Dataset section =
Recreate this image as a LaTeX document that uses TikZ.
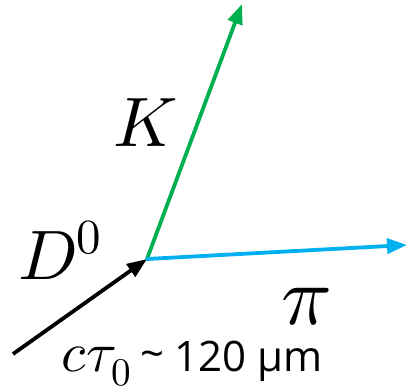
\documentclass[tikz,border=0pt]{standalone}
\usepackage{fontspec}
\usepackage{unicode-math}
\setmainfont{Open Sans}
\setmathfont{Latin Modern Math}
\usetikzlibrary{arrows.meta}
\definecolor{kgreen}{HTML}{00B050}
\definecolor{piblue}{HTML}{00B0F0}
\tikzset{
  track/.style={line width=3.8pt, -{Triangle[length=20pt,width=15pt]}},
  biglabel/.style={font=\fontsize{70}{72}\selectfont, inner sep=0pt},
}
\begin{document}
\begin{tikzpicture}[x=1pt,y=-1pt]
\useasboundingbox (0,0) rectangle (408,390);
\coordinate (start) at (13,354);
\coordinate (vtx) at (147,259);
\coordinate (ktip) at (242,4);
\coordinate (pitip) at (407,245);
\draw[track, black] (start) -- (vtx);
\draw[track, kgreen, shorten <=-1pt] (vtx) -- (ktip);
\draw[track, piblue, shorten <=-1pt] (vtx) -- (pitip);
\node[biglabel] (klab) at (146,123) {$K$};
\node[biglabel] (dlab) at (60,250) {$D^0$};
\node[biglabel, font=\fontsize{84}{86}\selectfont] (pilab) at (306,307) {$\pi$};
\node[anchor=base west, inner sep=0pt, font=\fontsize{42}{44}\selectfont] (ctau) at (61,372) {{\fontsize{56}{58}\selectfont$c\tau_0$}\hspace{9pt}\raisebox{3pt}{\~{}}\hspace{10pt}120 µm};
\end{tikzpicture}
\end{document}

Goal of the exercise =
Using the data above, print every line exactly, omitting pictures.

Output of the task =
Recreate this image as a LaTeX document that uses TikZ.
\documentclass[tikz,border=0pt]{standalone}
\usepackage{fontspec}
\usepackage{unicode-math}
\setmainfont{Open Sans}
\setmathfont{Latin Modern Math}
\usetikzlibrary{arrows.meta}
\definecolor{kgreen}{HTML}{00B050}
\definecolor{piblue}{HTML}{00B0F0}
\tikzset{
  track/.style={line width=3.8pt, -{Triangle[length=20pt,width=15pt]}},
  biglabel/.style={font=\fontsize{70}{72}\selectfont, inner sep=0pt},
}
\begin{document}
\begin{tikzpicture}[x=1pt,y=-1pt]
\useasboundingbox (0,0) rectangle (408,390);
\coordinate (start) at (13,354);
\coordinate (vtx) at (147,259);
\coordinate (ktip) at (242,4);
\coordinate (pitip) at (407,245);
\draw[track, black] (start) -- (vtx);
\draw[track, kgreen, shorten <=-1pt] (vtx) -- (ktip);
\draw[track, piblue, shorten <=-1pt] (vtx) -- (pitip);
\node[biglabel] (klab) at (146,123) {$K$};
\node[biglabel] (dlab) at (60,250) {$D^0$};
\node[biglabel, font=\fontsize{84}{86}\selectfont] (pilab) at (306,307) {$\pi$};
\node[anchor=base west, inner sep=0pt, font=\fontsize{42}{44}\selectfont] (ctau) at (61,372) {{\fontsize{56}{58}\selectfont$c\tau_0$}\hspace{9pt}\raisebox{3pt}{\~{}}\hspace{10pt}120 µm};
\end{tikzpicture}
\end{document}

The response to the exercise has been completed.